61. Explain any five measures to control industrial pollution in India.
Answer: Five measures to control industrial pollution:
- Particulate matter in the air can be reduced by fitting smoke stacks to factories with fabric filters, electrostatic precipitators, etc.
- Equipments to control aerosol emissions can be used in industries, e.g., electrostatic precipitators, scrubbers and inertial separators. Smoke can be reduced by using oil or gas instead of coal in factories.
- Harvesting of rainwater to meet water requirements of industries and other domestic purposes.
- Treating hot water and effluents before releasing them in rivers and ponds.
- Machinery and equipment can be fitted with silencers.
- Noise absorbing material may be used apart from personal use of earplugs and earphones.
62. Explain the pro-active approach adopted by the National Thermal Power Corporation (NTPC) for preserving the natural environment and resources? (2011 OD, 2015 OD)
Answer: NTPC is taking the following measures in places where it is setting up power plants:
- Optimum utilisation of equipment by adopting latest techniques and upgrading existing equipment.
- Minimising waste generation by maximising ash utilisation.
- Providing green belts for nurturing ecological balance.
- Reducing environmental pollution through ash pond management, ash water recycling system and liquid waste management.

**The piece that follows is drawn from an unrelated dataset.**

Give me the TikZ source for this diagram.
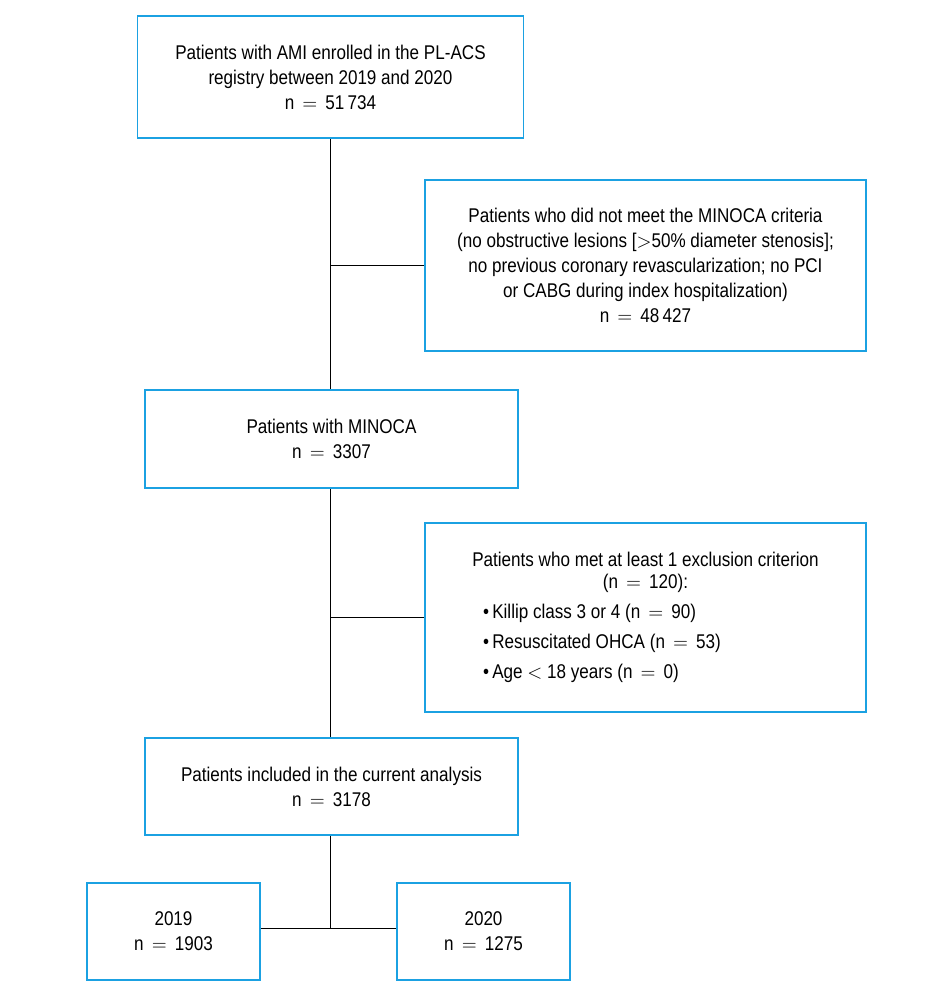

- Ecological monitoring, reviews and online data base management for all its power stations.
63. Suggest any three steps to minimise the environmental degradation caused by the industrial development in India. (2016 OD)
Answer: Steps to minimize the environmental degradation caused by industrial development in India are:
- Minimizing use of water for processing by reusing and recycling in two or more successive stages. Harvesting of rain water to meet water requirements of industries and other domestic purposes.
- Treating hot water and effluents before releasing them in rivers and ponds.
- Particulate matter in the air can be reduced by fitting smoke to factories with electrostatic precipitators, fabric filters, scrubbers and inertial separators. Smoke can be reduced by using oil or gas instead of coal in factories.
- Machinery and equipments can be fitted with silencers to prevent noise pollution.